Scaling of Gas-Jet Flame Lengths in Elevated Gravity

Abstract

There are two well known scaling laws for lengths of laminar jet diffusion flames on circular burners. The more prevalent of these is a linear relationship between normalized flame length and Reynolds number. The other, invoked in most past studies at elevated gravity, relates these lengths to a function of Reynolds and Froude numbers. The Reynolds scaling indicates stoichiometric flame lengths are independent of gravity level, while the Reynolds-Froude scaling indicates lengths decrease at elevated gravity. The ability of both approaches to correlate flame lengths is examined. Published lengths of laminar hydrogen, methane, ethane, and propane flames in 1–15 times earth gravity are considered.
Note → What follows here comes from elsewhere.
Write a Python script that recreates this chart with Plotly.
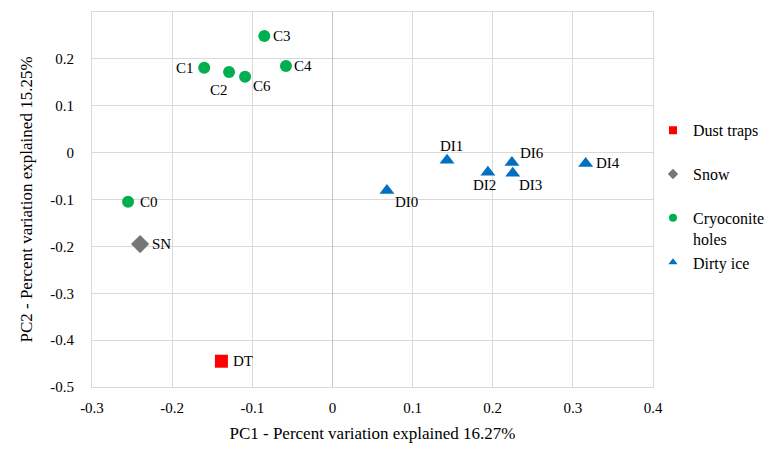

The Reynolds scaling yields better correlations of flame lengths for all fuels except hydrogen. The Reynolds-Froude scaling has a weaker theoretical basis and does not account as accurately for variations in fuel flowrate. Further, it does not admit microgravity flames and past predictions for its limiting behavior at low and high Froude number are not supported. Observed reductions in luminous flame length at elevated gravity are attributed to soot interference. The Reynolds scaling is recommended for flame lengths at microgravity, normal gravity, and elevated gravity.